Tech

Facebook AI researcher slams 'irresponsible' reports about smart bot experiment

Key Points
  • The research that prompted dramatized reports in the past few days came out in June.
  • Facebook did refine the system to prevent agents from speaking in normal English language but the experiment was completed.
Mark Zuckerberg
Stephen Lam | Reuters

Artificial intelligence researchers in recent days have been speaking out against media reports that dramatize AI research that Facebook conducted.

An academic paper that Facebook published in June describes a normal scientific experiment in which researchers got two artificial agents to negotiate with each other in chat messages after being shown conversations of humans negotiating.

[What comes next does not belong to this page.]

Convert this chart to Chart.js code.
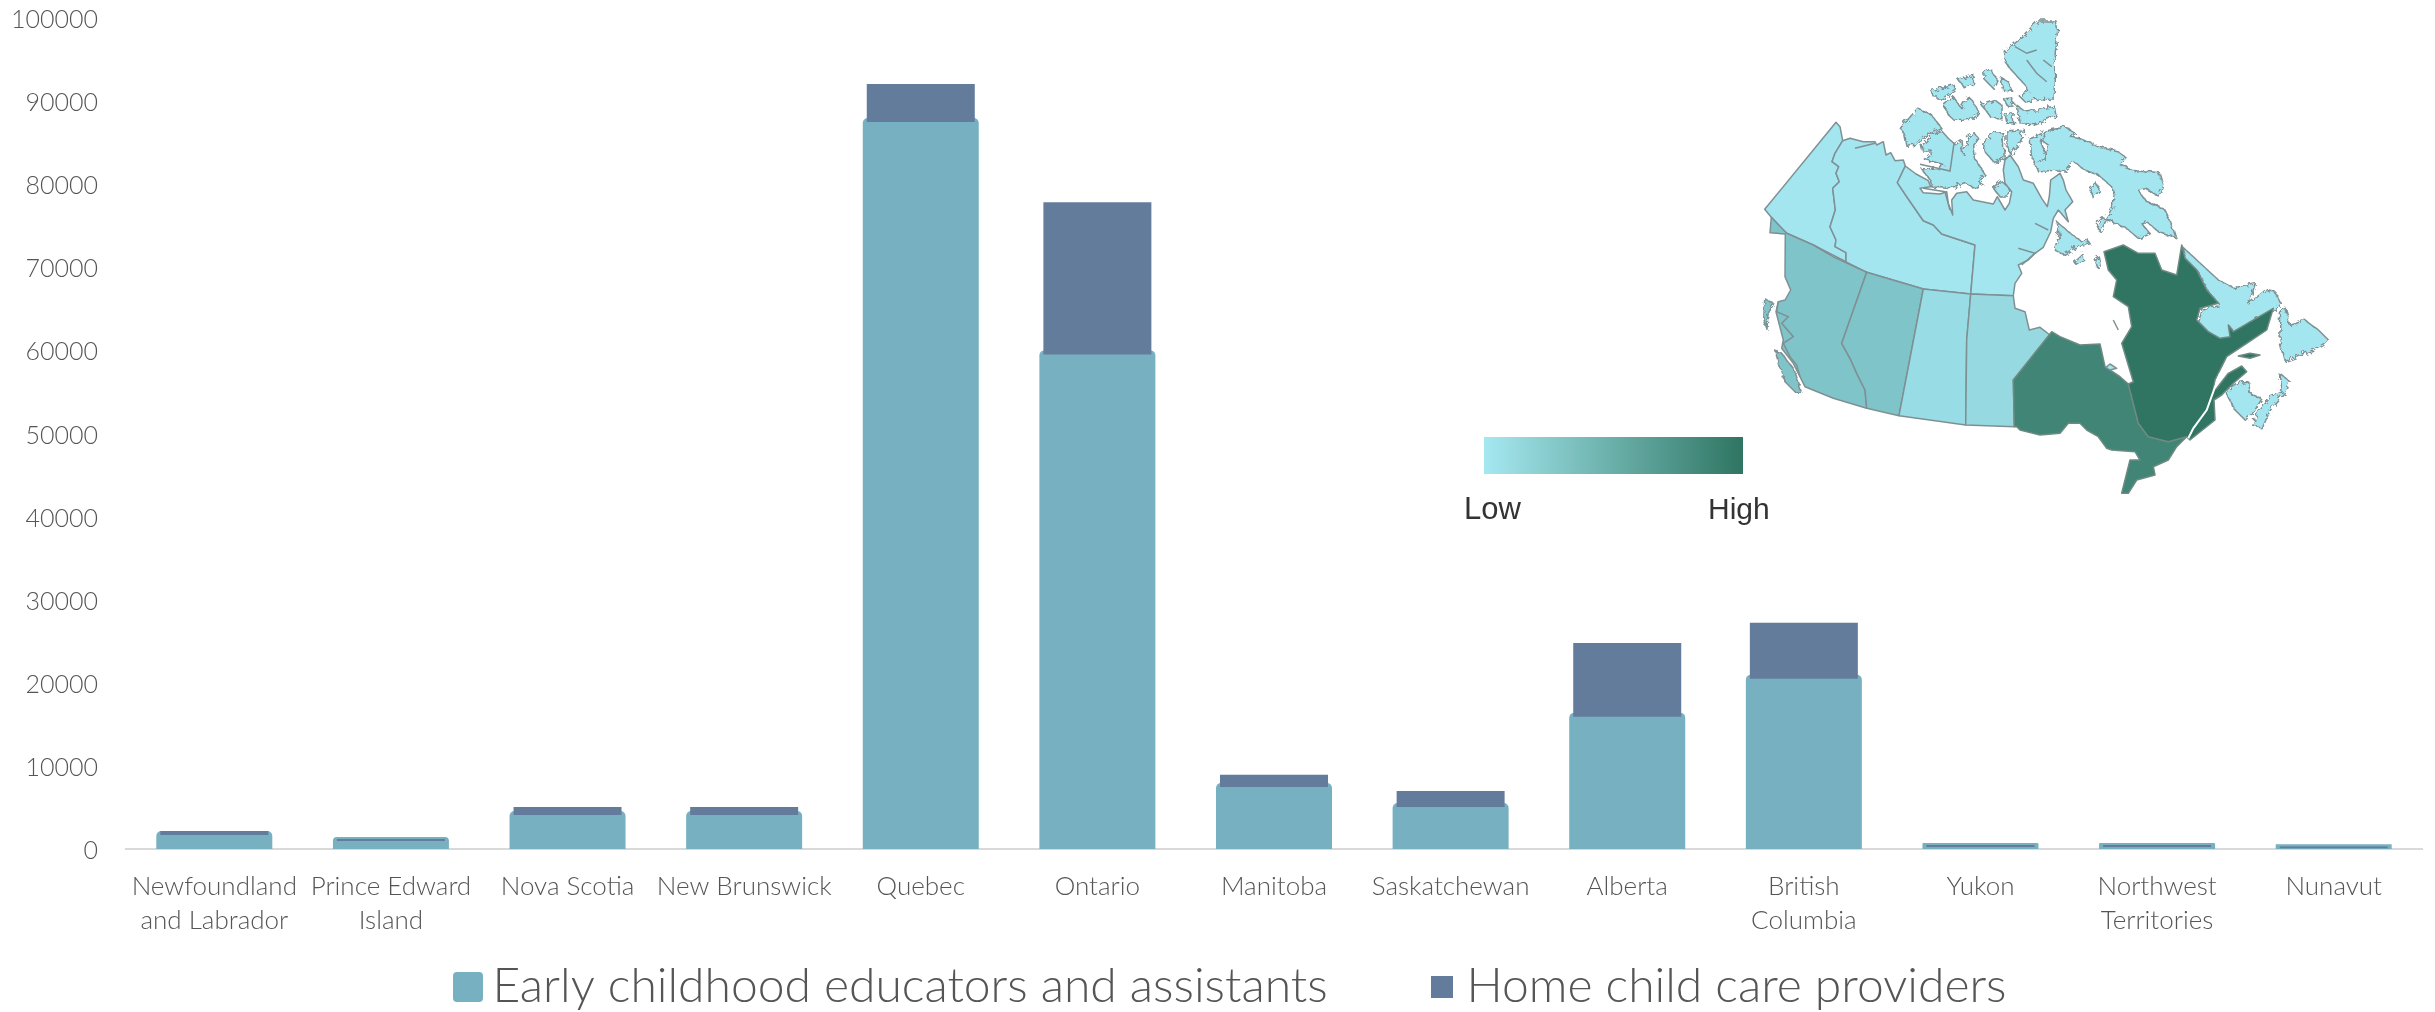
<!DOCTYPE html>
<html>
<head>
<meta charset="utf-8">
<title>Child care workers by province</title>
<script src="https://cdn.jsdelivr.net/npm/chart.js@4"></script>
<style>
  html, body { margin: 0; padding: 0; background: #fff; }
  #wrap { position: relative; width: 2435px; height: 1012px; overflow: hidden; }
  #chart, #map { position: absolute; left: 0; top: 0; }
</style>
</head>
<body>
<div id="wrap">
  <canvas id="chart" width="2435" height="1012"></canvas>
  <svg id="map" width="2435" height="1012" viewBox="0 0 2435 1012">
    <defs>
      <linearGradient id="lowHigh">
        <stop offset="0" stop-color="#a6e8f0"/>
        <stop offset="1" stop-color="#2f7562"/>
      </linearGradient>
      <filter id="rough" x="-5%" y="-5%" width="110%" height="110%">
        <feTurbulence type="turbulence" baseFrequency="0.13" numOctaves="2" seed="4" result="n"/>
        <feDisplacementMap in="SourceGraphic" in2="n" scale="6"/>
      </filter>
    </defs>
    <rect x="1484" y="437" width="259" height="37" fill="url(#lowHigh)"/>
    <text x="1464" y="519" font-family="Liberation Sans" font-size="31" fill="#333">Low</text>
    <text x="1708" y="519" font-family="Liberation Sans" font-size="30" fill="#333">High</text>
    <g id="roughLand" filter="url(#rough)"></g>
    <g id="land"></g>
  </svg>
</div>
<script>
var categories = [["Newfoundland", "and Labrador"], ["Prince Edward", "Island"], "Nova Scotia", "New Brunswick", "Quebec", "Ontario", "Manitoba", "Saskatchewan", "Alberta", ["British", "Columbia"], "Yukon", ["Northwest", "Territories"], "Nunavut"];
var educators = [1690, 960, 4100, 4100, 87470, 59520, 7470, 5060, 15900, 20480, 240, 240, 100];
var homeCare = [480, 240, 960, 960, 4580, 18310, 1450, 1930, 8900, 6750, 240, 240, 200];
var seriesNames = ["Early childhood educators and assistants", "Home child care providers"];

var TEAL = "#77b0c1";
var SLATE = "#647c9c";
var TEXT = "#555555";
var FONT = "Lato";

// legend swatches: rounded teal one is bigger than the slate one, same as the picture
function swatch(size, radius, color) {
    var c = document.createElement("canvas");
    c.width = size;
    c.height = size;
    var g = c.getContext("2d");
    g.fillStyle = color;
    g.beginPath();
    g.roundRect(0, 0, size, size, radius);
    g.fill();
    return c;
}
var swatches = [swatch(30, 4, TEAL), swatch(22, 0, SLATE)];

// slate sits on top of the teal and has to be drawn after it, so it floats instead of stacking
var homeCareBars = homeCare.map(function(v, i) { return [educators[i], educators[i] + v]; });

new Chart(document.getElementById("chart").getContext("2d"), {
    type: "bar",
    data: {
        labels: categories,
        datasets: [
            {
                label: seriesNames[0],
                data: educators,
                backgroundColor: TEAL,
                inflateAmount: 4, // the teal bars stick out 4px all round behind the slate ones
                borderRadius: { topLeft: 5, topRight: 5 },
                order: 2
            },
            {
                label: seriesNames[1],
                data: homeCareBars,
                backgroundColor: SLATE,
                inflateAmount: 0,
                order: 1
            }
        ]
    },
    plugins: [{
        id: "moveLegend",
        afterLayout: function(chart) {
            chart.legend.left += 26;
            chart.legend.right += 26;
            chart.legend.top += 9;
        }
    }],
    options: {
        responsive: false,
        animation: false,
        datasets: { bar: { categoryPercentage: 1, barPercentage: 0.6115 } },
        layout: { padding: { top: 18, right: 13, bottom: 0, left: 0 } },
        scales: {
            x: {
                stacked: true,
                afterFit: function(scale) { scale.height = 99; },
                grid: { display: false },
                border: { color: "#d9d9d9", width: 2 },
                ticks: {
                    color: TEXT,
                    padding: 13,
                    maxRotation: 0,
                    autoSkip: false,
                    font: { family: FONT, size: 26, weight: "300", lineHeight: 1.31 }
                }
            },
            y: {
                min: 0,
                max: 100000,
                afterFit: function(scale) { scale.width = 126; scale.paddingTop = 0; },
                grid: { display: false },
                border: { display: false },
                ticks: {
                    stepSize: 10000,
                    color: TEXT,
                    padding: 20,
                    labelOffset: 2,
                    callback: function(v) { return String(v); },
                    font: { family: FONT, size: 25, weight: "300" }
                }
            }
        },
        plugins: {
            tooltip: { enabled: false },
            legend: {
                position: "bottom",
                labels: {
                    usePointStyle: true,
                    pointStyleWidth: 1,
                    padding: 6,
                    color: TEXT,
                    font: { family: FONT, size: 48, weight: "300" },
                    generateLabels: function(chart) {
                        var items = Chart.defaults.plugins.legend.labels.generateLabels(chart);
                        items.sort(function(a, b) { return a.datasetIndex - b.datasetIndex; });
                        items.forEach(function(item, i) {
                            item.pointStyle = swatches[i];
                            item.lineWidth = 0;
                        });
                        items[0].text = items[0].text + "\u2003\u2003\u2003";
                        return items;
                    }
                }
            }
        }
    }
});

// The inset map is an illustration hand traced off the picture, not chart data.
// Outlines are written in 3x crop coordinates, each crop has its own origin.
var crops = { a: [1760, 10], b: [2030, 10], c: [1750, 240], d: [2020, 240] };
var LIGHT = "#a3e6f0", BCAB = "#7fc4c9", SK = "#98dde5", MB = "#96d9e0", ON = "#408575", QC = "#2f7562";

// jagged coasts, these go through the rough filter
var islands = [
    [LIGHT, ["a", "418 352 470 292 510 310 540 350 490 372 465 400 435 403 428 370"]],
    [LIGHT, ["a", "480 400 510 370 540 358 560 380 580 398 600 385 605 430 620 378 640 365 650 380 635 400 640 440 670 490 650 510 665 520 640 530 610 515 570 530 510 525 505 505 480 470 540 470 545 460 490 445 515 420 485 420"]],
    [LIGHT, ["a", "665 400 690 365 725 365 730 440 700 455 670 420"]],
    [LIGHT, ["a", "735 360 790 355 770 400 750 430 735 400"]],
    [LIGHT, ["a", "695 530 720 510 745 530 740 555 715 555"]],
    [LIGHT, ["a", "545 280 575 255 600 290 620 255 635 270 650 300 635 320 580 328 560 310"]],
    [LIGHT, ["a", "508 240 575 218 582 235 545 262 520 260"]],
    [LIGHT, ["a", "592 205 635 188 635 220 610 230"]],
    [LIGHT, ["a", "668 180 690 175 708 210 695 230 670 205"]],
    [LIGHT, ["a", "715 195 740 210 752 238 725 235"]],
    [LIGHT, ["a", "660 280 700 265 720 280 720 320 690 320"]],
    [LIGHT, ["a", "725 260 750 258 760 280 740 285"]],
    [LIGHT, ["a", "730 310 755 305 758 335 735 335"]],
    [LIGHT, ["a", "765 280 790 300 840 295 880 285 885 315 820 338 775 335"]],
    [LIGHT, ["a", "730 120 750 100 790 70 830 30 885 30 890 60 880 120 880 190 880 260 830 265 790 270 775 255 800 240 790 220 745 170 730 150"]],
    [LIGHT, ["a", "805 380 850 360 840 400 860 445 820 455 808 430"]],
    [LIGHT, ["b", "50 355 100 345 130 365 115 375 145 380 200 405 260 420 285 440 265 460 300 475 385 485 395 520 385 555 340 530 320 535 345 570 400 595 425 650 435 680 380 660 345 630 330 635 355 665 320 680 290 655 250 635 215 620 195 640 205 660 225 620 245 590 245 530 200 490 160 475 125 450 100 480 60 475 20 480 10 455 40 440 50 400 30 385"]],
    [LIGHT, ["b", "75 630 110 660 150 690 170 685 175 695 140 705 100 730 70 715 85 670"]],
    [LIGHT, ["b", "128 750 155 725 158 745 135 760"]],
    [LIGHT, ["b", "190 745 202 735 207 760 197 768"]],
    [LIGHT, ["b", "175 530 195 515 205 540 185 560"]],
    [BCAB, ["c", "72 330 90 335 125 380 150 450 135 455 100 420"]],
    [BCAB, ["c", "38 170 65 185 48 215 45 262 35 230"]],
    [LIGHT, ["d", "482 15 520 50 590 115 640 140 700 125 680 185 730 145 760 150 778 185 760 205 640 275 625 255 630 290 600 295 565 275 530 240 540 205 595 190 560 150 530 90 495 55"]],
    [LIGHT, ["d", "775 215 790 195 805 250 850 235 890 265 920 295 905 310 870 330 790 358 778 310"]],
    [LIGHT, ["d", "610 450 650 425 680 420 685 455 720 470 695 510 670 535 640 505"]],
    [LIGHT, ["d", "695 555 710 510 745 465 780 450 775 395 805 420 790 455 745 505 720 560"]]
];

var shapes = [
    // Yukon, NWT, Nunavut mainland
    [LIGHT, ["a", "228 337 240 350 248 392 225 430 216 455 236 470 228 490 238 515 218 535 226 600 210 650 228 690 225 710 258 728 258 755 160 705 80 670 34 622 14 598"]],
    [LIGHT, ["a", "248 392 270 385 310 395 345 395 350 405 370 395 378 435 392 428 405 452 430 450 436 468 412 518 440 560 490 632 520 645 545 672 645 705"], ["c", "662 162 520 147 350 97 288 66"], ["a", "258 728 225 710 228 690 210 650 226 600 218 535 238 515 228 490 236 470 216 455 225 430"]],
    [LIGHT, ["a", "436 468 468 492 505 512 512 530 480 535 490 548 540 552 560 545 565 580 578 615 575 570 590 550 620 545 640 570 700 582 712 560 735 600 748 580 755 545 735 520 730 480 735 450 750 435 775 470 790 510 820 520 845 565 862 590 868 560 872 510 900 490"], ["b", "100 510 108 540 128 575 105 600 115 635 85 600 70 625 62 665 40 712"], ["c", "855 40 835 60 805 75 815 100 795 130 790 167 662 162 675 15"], ["a", "545 672 520 645 490 632 440 560 412 518"]],
    // Prairies and BC
    [BCAB, ["a", "34 622 30 668 76 672"], ["c", "105 110 122 150 105 180 85 185 78 215 100 300 95 325 130 370 165 440 250 475 350 505 345 450 320 400 300 355 275 310 350 97 250 50 190 15"], ["a", "80 670"]],
    [BCAB, ["c", "350 97 520 147 447 527 350 505 345 450 320 400 300 355 275 310"]],
    [SK, ["c", "520 147 662 162 650 300 647 555 447 527"]],
    [MB, ["c", "662 162 790 167 795 205 825 215 838 270 870 262 900 285 790 420 793 560 647 555 650 300"]],
    // Ontario, Quebec
    [ON, ["d", "95 275 120 290 180 315 240 312 255 380 300 410 325 432 355 550 385 590 445 605 500 590 470 620 445 660 400 680 405 705 350 720 325 760 305 760 330 660 360 660 345 635 275 630 260 625 235 590 200 570 180 550 145 550 120 580 60 585 0 570"], ["c", "800 560 793 560 790 420"]],
    [QC, ["d", "252 35 310 15 355 40 405 40 425 90 470 105 485 15 495 55 530 90 560 150 595 190 540 205 530 240 565 275 600 295 630 290 625 255 640 275 760 205 740 270 680 310 620 350 605 380 585 420 580 450 590 445 625 400 665 378 680 395 640 430 605 465 582 480 585 540 510 600 500 590 445 605 385 590 355 550 325 432 340 425 305 310 335 260 325 200 280 170 290 120 265 90"]],
    [QC, ["d", "655 348 690 340 720 345 690 355"]],
    [LIGHT, ["d", "258 382 270 372 290 385 270 390"]]
];

// gray line work: fjords, inner borders
var lines = [
    ["a", "582 400 570 483 480 463"],
    ["a", "285 415 345 400"],
    ["a", "765 110 800 130 830 120"],
    ["a", "800 150 830 190 860 215"],
    ["a", "850 150 875 170"],
    ["a", "825 640 865 660"],
    ["a", "490 535 555 545 570 600"],
    ["c", "85 185 80 215 115 230 95 250 130 290 100 310 120 350 140 375 150 410"],
    ["c", "805 25 855 40 815 75"],
    ["d", "280 240 295 270"]
];

function toPoints(seg) {
    var o = crops[seg[0]], n = seg[1].split(" "), out = [];
    for (var i = 0; i < n.length; i += 2) {
        out.push((o[0] + n[i] / 3).toFixed(1) + "," + (o[1] + n[i + 1] / 3).toFixed(1));
    }
    return out;
}

var SVGNS = "http://www.w3.org/2000/svg";
function addPolygons(list, parent) {
    list.forEach(function(s) {
        var pts = [];
        s.slice(1).forEach(function(seg) { pts = pts.concat(toPoints(seg)); });
        var p = document.createElementNS(SVGNS, "polygon");
        p.setAttribute("points", pts.join(" "));
        p.setAttribute("fill", s[0]);
        p.setAttribute("stroke", s[0] == ON || s[0] == QC ? "#6d8a83" : "#7f9094");
        p.setAttribute("stroke-width", "1.5");
        p.setAttribute("stroke-linejoin", "round");
        parent.appendChild(p);
    });
}
addPolygons(islands, document.getElementById("roughLand"));
var land = document.getElementById("land");
addPolygons(shapes, land);
lines.forEach(function(seg) {
    var l = document.createElementNS(SVGNS, "polyline");
    l.setAttribute("points", toPoints(seg).join(" "));
    l.setAttribute("fill", "none");
    l.setAttribute("stroke", "#7f9094");
    l.setAttribute("stroke-width", "1.5");
    land.appendChild(l);
});
// the St Lawrence as a thin white sliver
var river = document.createElementNS(SVGNS, "polyline");
river.setAttribute("points", toPoints(["d", "600 400 578 460 560 510 520 565 505 595"]).join(" "));
river.setAttribute("fill", "none");
river.setAttribute("stroke", "#fff");
river.setAttribute("stroke-width", "2");
land.appendChild(river);
</script>
</body>
</html>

The agents' improvement gradually performed through trial and error.

But in the past week or so, some media outlets have published reports on the work that are alarmist in tone. "Facebook shuts down robots after they invent their own language," London's Telegraph newspaper reported. "'Robot intelligence is dangerous': Expert's warning after Facebook AI 'develop their own language,'" as London's Sun tabloid put it.

At times some of the chatter between the agents did deviate from standard correct English. But that wasn't the point of the paper; the point was to make the agents effectively negotiate. The researchers finished their experiment, and indeed they noticed that the agents even figured out how to pretend to be interested in something they didn't actually want, "only to later 'compromise' by conceding it," Mike Lewis, Denis Yarats, Yann Dauphin, Devi Parikh and Dhruv Batra of Facebook's Artificial Intelligence Research group wrote in the paper.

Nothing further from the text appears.